Se è apprezzabile la scelta del regista di fare dello scrittore il centro del film, rimanendo l'omicidio un elemento tra gli altri nel rapporto complesso di Capote con l'opera che andava scrivendo e verso la quale avvertiva una sorta di responsabilità sacra, intuendone l'enorme potenziale innovativo, prendendo questa prospettiva come base primaria, d'altro canto tutto di superficie è il ritratto che ne risulta [informazioni varie strategicamente e forzatamente disseminate, patetiche citazioni - il veneziano Harry's Bar, di cui TC era habitué, in Kansas (!) -, sparsa aneddotica a condire (il rifiuto di Capote di usare il registratore nasceva dalla sua convinzione che l'apparecchio impedisse la franchezza dell'interlocutore oltre che dall'innata capacità dell'autore di memorizzare le conversazioni)]: se è vero, come si è detto che il film non è un biopic è vero d'altronde che ne presenta grosso modo tutti i difetti. Rimane la splendida performance di Philip Seymour Hoffman che è Capote: solo chi non ha mai visto un filmato dello scrittore o non ha avuto modo di ascoltare il film in originale (il doppiaggio suona inevitabilmente - mi verrebbe da scrivere incolpevolmente, se non fosse che questa pratica è colpevole a priori - fallimentare) potrebbe pensare che l'attore reciti sopra le righe (Capote era sopra le righe, e l'americano che negli anni 70 guardava in TV i talk show cui spesso TC partecipava, lo sa bene). E' prevista per la fine dell'anno l'uscita di un altro film sull'argomento, Infamous, con Toby Jones nel ruolo dello scrittore e Sandra Bullock in quello di Harper Lee.

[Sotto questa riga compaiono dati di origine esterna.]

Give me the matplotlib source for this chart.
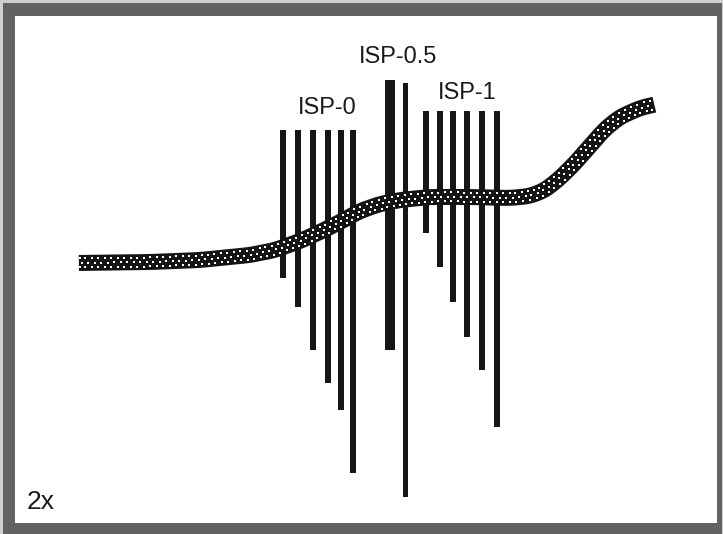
import numpy as np
import matplotlib
matplotlib.use("Agg")
import matplotlib.pyplot as plt
from matplotlib.patches import Rectangle, Polygon

plt.rcParams['font.family'] = ['Liberation Sans', 'DejaVu Sans']

# bar groups (pixel space of the original figure, y grows downward)
isp0_x = [283, 298, 313, 328, 341, 353]
isp0_top = 130
isp0_bottom = [278, 307, 350, 383, 410, 473]

isp05_x = [390, 405.5]
isp05_top = [80, 83]
isp05_bottom = [350, 497]
isp05_width = [10, 5]

isp1_x = [426, 440, 453, 467, 482, 497]
isp1_top = 111
isp1_bottom = [233, 267, 302, 337, 370, 427]

# centre line of the dotted band
band_x = [77, 150, 200, 250, 275, 300, 320, 340, 360, 380, 400, 430, 470, 510,
          530, 545, 560, 575, 590, 605, 620, 640, 657]
band_y = [263, 262, 260, 255, 250, 241, 232, 222, 211, 204, 200, 197, 197, 198,
          196, 190, 178, 163, 146, 129, 117, 108, 104]

labels = ["ISP-0", "ISP-0.5", "ISP-1"]
label_pos = [(327, 108), (398, 57), (467, 93)]

W, H = 723, 534
fig = plt.figure(figsize=(W / 100, H / 100), dpi=100)
fig.patch.set_facecolor('#cfcfcf')
ax = fig.add_axes([0, 0, 1, 1])
ax.set_xlim(0, W)
ax.set_ylim(H, 0)
ax.axis('off')

# frame
ax.add_patch(Rectangle((3, 3), 719, 531, facecolor='#626262', edgecolor='none'))
ax.add_patch(Rectangle((15, 16), 702, 507, facecolor='white', edgecolor='none'))

bar_col = '#161616'
ax.bar(isp0_x, np.array(isp0_bottom) - isp0_top, bottom=isp0_top, width=5.5, color=bar_col)
ax.bar(isp05_x, np.array(isp05_bottom) - np.array(isp05_top), bottom=isp05_top,
       width=isp05_width, color=bar_col)
ax.bar(isp1_x, np.array(isp1_bottom) - isp1_top, bottom=isp1_top, width=5.5, color=bar_col)

# band: resample the centre line by arc length and offset along the normals
bx, by = np.array(band_x, float), np.array(band_y, float)
seg = np.hypot(np.diff(bx), np.diff(by))
s = np.concatenate([[0], np.cumsum(seg)])
ss = np.arange(0, s[-1], 1.0)
cx, cy = np.interp(ss, s, bx), np.interp(ss, s, by)
k = np.ones(15) / 15
cx_s = np.convolve(np.pad(cx, 7, mode='edge'), k, mode='valid')
cy_s = np.convolve(np.pad(cy, 7, mode='edge'), k, mode='valid')
tx, ty = np.gradient(cx_s), np.gradient(cy_s)
n = np.hypot(tx, ty)
nx, ny = -ty / n, tx / n
half = 8
upper = np.column_stack([cx_s + nx * half, cy_s + ny * half])
lower = np.column_stack([cx_s - nx * half, cy_s - ny * half])
ax.add_patch(Polygon(np.vstack([upper, lower[::-1]]), closed=True,
                     facecolor='#141414', edgecolor='none', zorder=3))

# white dot texture, three staggered rows along the band
step = 6.5
for j, off in enumerate([-4.5, 0, 4.5]):
    pos = np.arange(2 + (step / 2) * (j % 2), ss[-1] - 2, step)
    idx = pos.astype(int)
    ax.plot(cx_s[idx] + nx[idx] * off, cy_s[idx] + ny[idx] * off, 's',
            color='white', markersize=1.9, markeredgewidth=0, zorder=4)

for lab, (x, y) in zip(labels, label_pos):
    ax.text(x, y, lab, fontsize=17, ha='center', va='center', color='#1a1a1a')
ax.text(27, 502, "2x", fontsize=19, ha='left', va='center', color='#1a1a1a')

fig.savefig("out.png", dpi=100, facecolor=fig.get_facecolor())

(Hicock): Be', cosa c'è da dire sulla condanna a morte? Io non sono contrario. Si tratta solo di vendetta, ma che c'è di male nella vendetta? E' molto importante. Se io fossi parente dei Clutter (...) non potrei riposare tranquillo fino a quando il responsabile non avesse fatto quel famoso giretto sulla Grande Altalena. Quella gente che scrive lettere ai giornali (...). Dicevano insomma cos'è tutta questa farsa legale, perché quei figli di cane di Smith e Hickock non hanno avuto il fatto loro, come mai questi maledetti assassini stanno ancora mangiando il danaro dei contribuenti. Be', io capisco il loro punto di vista. Sono inviperiti perché non riescono ad avere quello che desiderano, la vendetta. E non l'avranno mai, se io posso evitarlo. Io credo nella forca. Purché non sia io ad essere impiccato.